[Figure scripts]
** begin **
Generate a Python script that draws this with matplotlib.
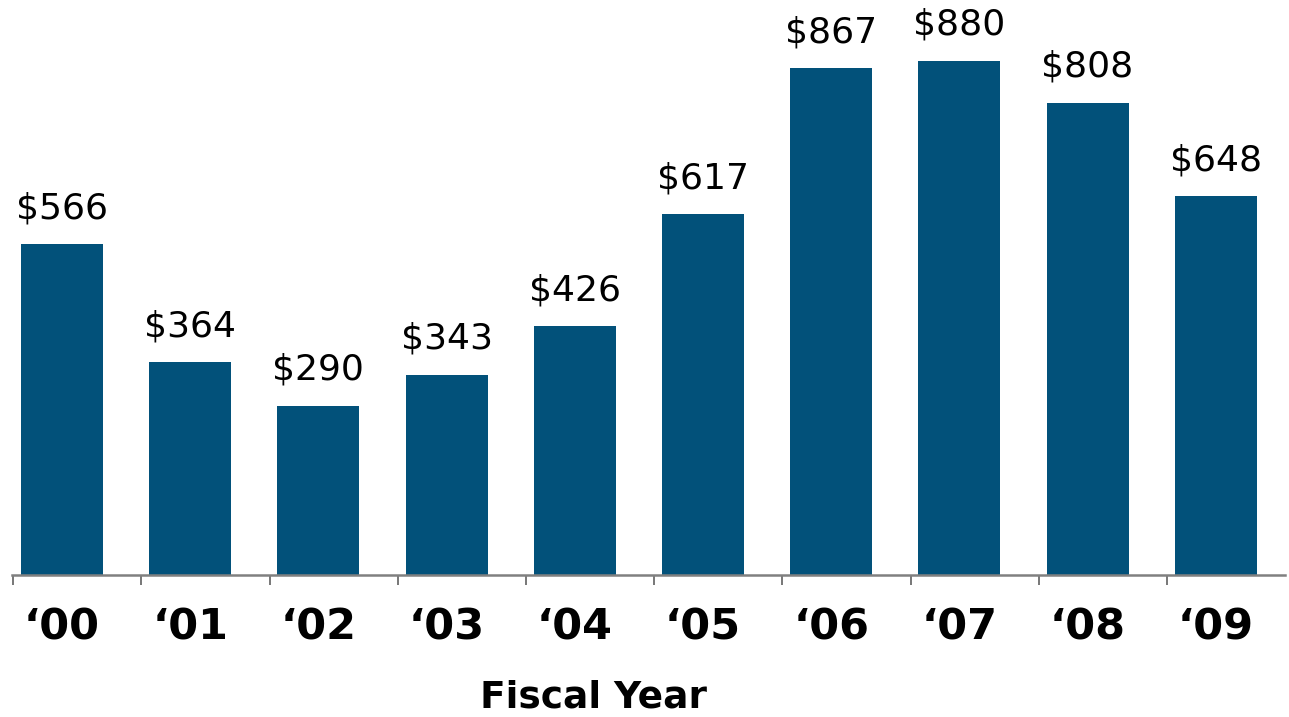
import numpy as np
import matplotlib
matplotlib.use("Agg")
import matplotlib.pyplot as plt

years = ["\u201800", "\u201801", "\u201802", "\u201803", "\u201804",
         "\u201805", "\u201806", "\u201807", "\u201808", "\u201809"]
values = [566, 364, 290, 343, 426, 617, 867, 880, 808, 648]

BAR_COLOR = "#02517A"
AXIS_COLOR = "#808080"

fig = plt.figure(figsize=(12.89, 7.17), dpi=100)
ax = fig.add_axes([12 / 1289, 142 / 717, 1273 / 1289, 575 / 717])

x = np.arange(len(years))
bars = ax.bar(x, values, width=0.64, color=BAR_COLOR, zorder=2)

for xi, v in zip(x, values):
    ax.text(xi, v + 36 / 0.584, f"${v}", ha="center", va="center",
            fontsize=26, color="black", family="DejaVu Sans")

ax.set_xlim(-0.39, 9.54)
ax.set_ylim(0, 984)

for s in ["top", "right", "left"]:
    ax.spines[s].set_visible(False)
ax.spines["bottom"].set_color(AXIS_COLOR)
ax.spines["bottom"].set_linewidth(1.8)
ax.spines["bottom"].set_zorder(3)

ax.set_yticks([])
# category divider ticks sit between the bars
ax.set_xticks(np.arange(-1, 9) + 0.62)
ax.set_xticklabels([])
ax.tick_params(axis="x", direction="out", length=7, width=1.2, color="#606060")

for xi, lab in zip(x, years):
    ax.text(xi, -52 / 0.584, lab, ha="center", va="center",
            fontsize=31, fontweight="bold", color="black")

fig.text(593 / 1289, 1 - 698 / 717, "Fiscal Year", ha="center", va="center",
         fontsize=27, fontweight="bold", color="black")

fig.savefig("out.png", dpi=100)
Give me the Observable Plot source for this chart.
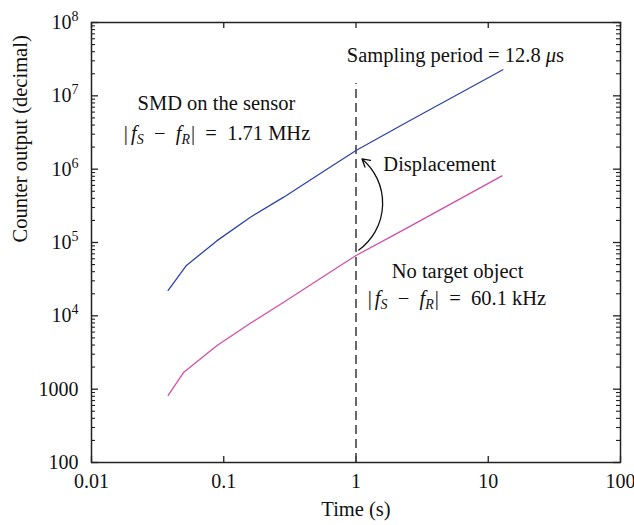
<!DOCTYPE html>
<html>
<head>
<meta charset="utf-8">
<script src="https://cdn.jsdelivr.net/npm/d3@7"></script>
<script src="https://cdn.jsdelivr.net/npm/@observablehq/plot@0.6"></script>
<style>
  body { margin: 0; background: white; }
  #chart svg { display: block; }
</style>
</head>
<body>
<div id="chart"></div>
<script>
// ---- data ----
const timeSMD   = [0.038, 0.0522, 0.089, 0.159, 0.284, 0.509, 1.0, 2.5, 12.9];
const countSMD  = [2.22e4, 4.86e4, 1.06e5, 2.21e5, 4.15e5, 8.2e5, 1.8e6, 4.5e6, 2.27e7];
const timeNone  = [0.038, 0.0499, 0.089, 0.159, 0.284, 0.509, 1.0, 2.44, 12.7];
const countNone = [820, 1706, 3940, 7940, 1.53e4, 3.03e4, 6.65e4, 1.58e5, 8.1e5];

const xTicks = [0.01, 0.1, 1, 10, 100];
const xTickLabels = ["0.01", "0.1", "1", "10", "100"];
const yTicks = [100, 1000, 1e4, 1e5, 1e6, 1e7, 1e8];
const yTickLabels = ["100", "1000", "10^4", "10^5", "10^6", "10^7", "10^8"];
const yMinor = [];
for (let e = 2; e < 8; e++) for (let m = 2; m <= 9; m++) yMinor.push(m * Math.pow(10, e));

const samplingTime = [1];
const samplingTop = 1.47e7;

const centeredNotes = [
  {x: 0.088, y: 7.87e6, text: "SMD on the sensor"},
  {x: 0.089, y: 3.07e6, text: "MATH:1.71 MHz"},
  {x: 5.65, y: 3.55e7, text: "Sampling period = 12.8 μs"},
  {x: 5.86, y: 4.03e4, text: "No target object"},
  {x: 5.8, y: 1.72e4, text: "MATH:60.1 kHz"}
];
const startNotes = [
  {x: 1.61, y: 1.16e6, text: "Displacement"}
];
const displacementArrow = [{x1: 1.05, y1: 7.9e4, x2: 1.11, y2: 1.38e6}];

const smd = timeSMD.map((t, i) => ({t, c: countSMD[i]}));
const none = timeNone.map((t, i) => ({t, c: countNone[i]}));

const W = 634, H = 525, ML = 91, MR = 14, MT = 22, MB = 63;
const IW = W - ML - MR, IH = H - MT - MB;
const ink = "#222";
const FS = 20.5;

const chart = Plot.plot({
  width: W, height: H,
  marginLeft: ML, marginRight: MR, marginTop: MT, marginBottom: MB,
  style: {fontFamily: "'Liberation Serif', 'DejaVu Serif', serif", fontSize: "20px", background: "white", color: "#111"},
  x: {type: "log", domain: [0.01, 100], axis: null},
  y: {type: "log", domain: [100, 1e8], axis: null},
  marks: [
    // ticks, inward
    Plot.ruleX(xTicks, {x: d => d, insetTop: IH - 6, stroke: ink, strokeWidth: 1.3}),
    Plot.ruleX(xTicks, {x: d => d, insetBottom: IH - 6, stroke: ink, strokeWidth: 1.3}),
    Plot.ruleY(yTicks, {y: d => d, insetRight: IW - 7, stroke: ink, strokeWidth: 1.3}),
    Plot.ruleY(yTicks, {y: d => d, insetLeft: IW - 7, stroke: ink, strokeWidth: 1.3}),
    Plot.ruleY(yMinor, {y: d => d, insetRight: IW - 4, stroke: ink, strokeWidth: 1.1}),
    Plot.ruleY(yMinor, {y: d => d, insetLeft: IW - 4, stroke: ink, strokeWidth: 1.1}),
    // tick labels
    Plot.axisX(xTicks, {anchor: "bottom", tickSize: 0, tickPadding: 11, tickFormat: d => xTickLabels[xTicks.indexOf(d)], fontSize: 20, label: null}),
    Plot.axisY(yTicks, {anchor: "left", tickSize: 0, tickPadding: 13, tickFormat: d => yTickLabels[yTicks.indexOf(d)], fontSize: 20, label: null}),
    // axis titles
    Plot.text(["Time (s)"], {frameAnchor: "bottom", dy: 53, fontSize: FS, fill: "#111"}),
    Plot.text(["Counter output (decimal)"], {frameAnchor: "left", dx: -71, rotate: -90, fontSize: FS, fill: "#111"}),
    // sampling line
    Plot.ruleX(samplingTime, {x: d => d, y1: 100, y2: samplingTop, stroke: "#444", strokeWidth: 1.6, strokeDasharray: "9,5"}),
    // series
    Plot.line(smd, {x: "t", y: "c", stroke: "#2d44a6", strokeWidth: 1.3}),
    Plot.line(none, {x: "t", y: "c", stroke: "#d24fa6", strokeWidth: 1.3}),
    // displacement arrow
    Plot.arrow(displacementArrow, {x1: "x1", y1: "y1", x2: "x2", y2: "y2", bend: -52, headLength: 10, stroke: "#111", strokeWidth: 1.3}),
    // annotations
    Plot.text(centeredNotes, {x: "x", y: "y", text: "text", textAnchor: "middle", fontSize: FS, fill: "#111"}),
    Plot.text(startNotes, {x: "x", y: "y", text: "text", textAnchor: "start", fontSize: FS, fill: "#111"}),
    Plot.frame({stroke: ink, strokeWidth: 1.5})
  ]
});

// rich text: superscripts, italics, subscripts
const mathHTML = v => `|<tspan dx="3" font-style="italic">f</tspan><tspan font-style="italic" font-size="14" dy="4">S</tspan><tspan dy="-4">\u2002−\u2002</tspan><tspan font-style="italic">f</tspan><tspan font-style="italic" font-size="14" dy="4">R</tspan><tspan dy="-4" dx="1">|\u2002=\u2002${v}</tspan>`;
chart.querySelectorAll("text").forEach(t => {
  const s = t.textContent;
  if (s.startsWith("MATH:")) {
    t.innerHTML = mathHTML(s.slice(5));
  } else if (/^10\^\d$/.test(s)) {
    t.innerHTML = `10<tspan font-size="14" dy="-8">${s.slice(3)}</tspan>`;
  } else if (s.includes("μs")) {
    t.innerHTML = s.replace("μs", '<tspan font-style="italic">μ</tspan>s');
  }
});

document.getElementById("chart").appendChild(chart);
</script>
</body>
</html>
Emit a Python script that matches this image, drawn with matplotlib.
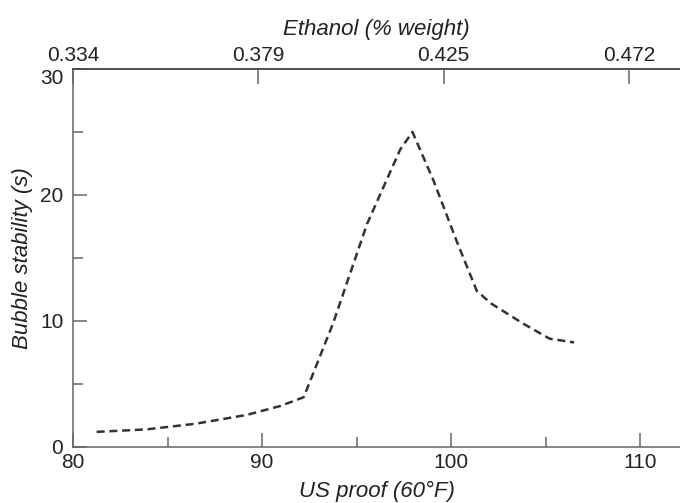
** end **
__What the exercise asks__
Every line above should be returned exactly; the pictures stay out.

__Written solution__
Generate a Python script that draws this with matplotlib.
import numpy as np
import matplotlib
matplotlib.use("Agg")
import matplotlib.pyplot as plt

years = ["\u201800", "\u201801", "\u201802", "\u201803", "\u201804",
         "\u201805", "\u201806", "\u201807", "\u201808", "\u201809"]
values = [566, 364, 290, 343, 426, 617, 867, 880, 808, 648]

BAR_COLOR = "#02517A"
AXIS_COLOR = "#808080"

fig = plt.figure(figsize=(12.89, 7.17), dpi=100)
ax = fig.add_axes([12 / 1289, 142 / 717, 1273 / 1289, 575 / 717])

x = np.arange(len(years))
bars = ax.bar(x, values, width=0.64, color=BAR_COLOR, zorder=2)

for xi, v in zip(x, values):
    ax.text(xi, v + 36 / 0.584, f"${v}", ha="center", va="center",
            fontsize=26, color="black", family="DejaVu Sans")

ax.set_xlim(-0.39, 9.54)
ax.set_ylim(0, 984)

for s in ["top", "right", "left"]:
    ax.spines[s].set_visible(False)
ax.spines["bottom"].set_color(AXIS_COLOR)
ax.spines["bottom"].set_linewidth(1.8)
ax.spines["bottom"].set_zorder(3)

ax.set_yticks([])
# category divider ticks sit between the bars
ax.set_xticks(np.arange(-1, 9) + 0.62)
ax.set_xticklabels([])
ax.tick_params(axis="x", direction="out", length=7, width=1.2, color="#606060")

for xi, lab in zip(x, years):
    ax.text(xi, -52 / 0.584, lab, ha="center", va="center",
            fontsize=31, fontweight="bold", color="black")

fig.text(593 / 1289, 1 - 698 / 717, "Fiscal Year", ha="center", va="center",
         fontsize=27, fontweight="bold", color="black")

fig.savefig("out.png", dpi=100)
Give me the Observable Plot source for this chart.
<!DOCTYPE html>
<html>
<head>
<meta charset="utf-8">
<script src="https://cdn.jsdelivr.net/npm/d3@7"></script>
<script src="https://cdn.jsdelivr.net/npm/@observablehq/plot@0.6"></script>
<style>
  body { margin: 0; background: white; }
  #chart svg { display: block; }
</style>
</head>
<body>
<div id="chart"></div>
<script>
// ---- data ----
const timeSMD   = [0.038, 0.0522, 0.089, 0.159, 0.284, 0.509, 1.0, 2.5, 12.9];
const countSMD  = [2.22e4, 4.86e4, 1.06e5, 2.21e5, 4.15e5, 8.2e5, 1.8e6, 4.5e6, 2.27e7];
const timeNone  = [0.038, 0.0499, 0.089, 0.159, 0.284, 0.509, 1.0, 2.44, 12.7];
const countNone = [820, 1706, 3940, 7940, 1.53e4, 3.03e4, 6.65e4, 1.58e5, 8.1e5];

const xTicks = [0.01, 0.1, 1, 10, 100];
const xTickLabels = ["0.01", "0.1", "1", "10", "100"];
const yTicks = [100, 1000, 1e4, 1e5, 1e6, 1e7, 1e8];
const yTickLabels = ["100", "1000", "10^4", "10^5", "10^6", "10^7", "10^8"];
const yMinor = [];
for (let e = 2; e < 8; e++) for (let m = 2; m <= 9; m++) yMinor.push(m * Math.pow(10, e));

const samplingTime = [1];
const samplingTop = 1.47e7;

const centeredNotes = [
  {x: 0.088, y: 7.87e6, text: "SMD on the sensor"},
  {x: 0.089, y: 3.07e6, text: "MATH:1.71 MHz"},
  {x: 5.65, y: 3.55e7, text: "Sampling period = 12.8 μs"},
  {x: 5.86, y: 4.03e4, text: "No target object"},
  {x: 5.8, y: 1.72e4, text: "MATH:60.1 kHz"}
];
const startNotes = [
  {x: 1.61, y: 1.16e6, text: "Displacement"}
];
const displacementArrow = [{x1: 1.05, y1: 7.9e4, x2: 1.11, y2: 1.38e6}];

const smd = timeSMD.map((t, i) => ({t, c: countSMD[i]}));
const none = timeNone.map((t, i) => ({t, c: countNone[i]}));

const W = 634, H = 525, ML = 91, MR = 14, MT = 22, MB = 63;
const IW = W - ML - MR, IH = H - MT - MB;
const ink = "#222";
const FS = 20.5;

const chart = Plot.plot({
  width: W, height: H,
  marginLeft: ML, marginRight: MR, marginTop: MT, marginBottom: MB,
  style: {fontFamily: "'Liberation Serif', 'DejaVu Serif', serif", fontSize: "20px", background: "white", color: "#111"},
  x: {type: "log", domain: [0.01, 100], axis: null},
  y: {type: "log", domain: [100, 1e8], axis: null},
  marks: [
    // ticks, inward
    Plot.ruleX(xTicks, {x: d => d, insetTop: IH - 6, stroke: ink, strokeWidth: 1.3}),
    Plot.ruleX(xTicks, {x: d => d, insetBottom: IH - 6, stroke: ink, strokeWidth: 1.3}),
    Plot.ruleY(yTicks, {y: d => d, insetRight: IW - 7, stroke: ink, strokeWidth: 1.3}),
    Plot.ruleY(yTicks, {y: d => d, insetLeft: IW - 7, stroke: ink, strokeWidth: 1.3}),
    Plot.ruleY(yMinor, {y: d => d, insetRight: IW - 4, stroke: ink, strokeWidth: 1.1}),
    Plot.ruleY(yMinor, {y: d => d, insetLeft: IW - 4, stroke: ink, strokeWidth: 1.1}),
    // tick labels
    Plot.axisX(xTicks, {anchor: "bottom", tickSize: 0, tickPadding: 11, tickFormat: d => xTickLabels[xTicks.indexOf(d)], fontSize: 20, label: null}),
    Plot.axisY(yTicks, {anchor: "left", tickSize: 0, tickPadding: 13, tickFormat: d => yTickLabels[yTicks.indexOf(d)], fontSize: 20, label: null}),
    // axis titles
    Plot.text(["Time (s)"], {frameAnchor: "bottom", dy: 53, fontSize: FS, fill: "#111"}),
    Plot.text(["Counter output (decimal)"], {frameAnchor: "left", dx: -71, rotate: -90, fontSize: FS, fill: "#111"}),
    // sampling line
    Plot.ruleX(samplingTime, {x: d => d, y1: 100, y2: samplingTop, stroke: "#444", strokeWidth: 1.6, strokeDasharray: "9,5"}),
    // series
    Plot.line(smd, {x: "t", y: "c", stroke: "#2d44a6", strokeWidth: 1.3}),
    Plot.line(none, {x: "t", y: "c", stroke: "#d24fa6", strokeWidth: 1.3}),
    // displacement arrow
    Plot.arrow(displacementArrow, {x1: "x1", y1: "y1", x2: "x2", y2: "y2", bend: -52, headLength: 10, stroke: "#111", strokeWidth: 1.3}),
    // annotations
    Plot.text(centeredNotes, {x: "x", y: "y", text: "text", textAnchor: "middle", fontSize: FS, fill: "#111"}),
    Plot.text(startNotes, {x: "x", y: "y", text: "text", textAnchor: "start", fontSize: FS, fill: "#111"}),
    Plot.frame({stroke: ink, strokeWidth: 1.5})
  ]
});

// rich text: superscripts, italics, subscripts
const mathHTML = v => `|<tspan dx="3" font-style="italic">f</tspan><tspan font-style="italic" font-size="14" dy="4">S</tspan><tspan dy="-4">\u2002−\u2002</tspan><tspan font-style="italic">f</tspan><tspan font-style="italic" font-size="14" dy="4">R</tspan><tspan dy="-4" dx="1">|\u2002=\u2002${v}</tspan>`;
chart.querySelectorAll("text").forEach(t => {
  const s = t.textContent;
  if (s.startsWith("MATH:")) {
    t.innerHTML = mathHTML(s.slice(5));
  } else if (/^10\^\d$/.test(s)) {
    t.innerHTML = `10<tspan font-size="14" dy="-8">${s.slice(3)}</tspan>`;
  } else if (s.includes("μs")) {
    t.innerHTML = s.replace("μs", '<tspan font-style="italic">μ</tspan>s');
  }
});

document.getElementById("chart").appendChild(chart);
</script>
</body>
</html>
Emit a Python script that matches this image, drawn with matplotlib.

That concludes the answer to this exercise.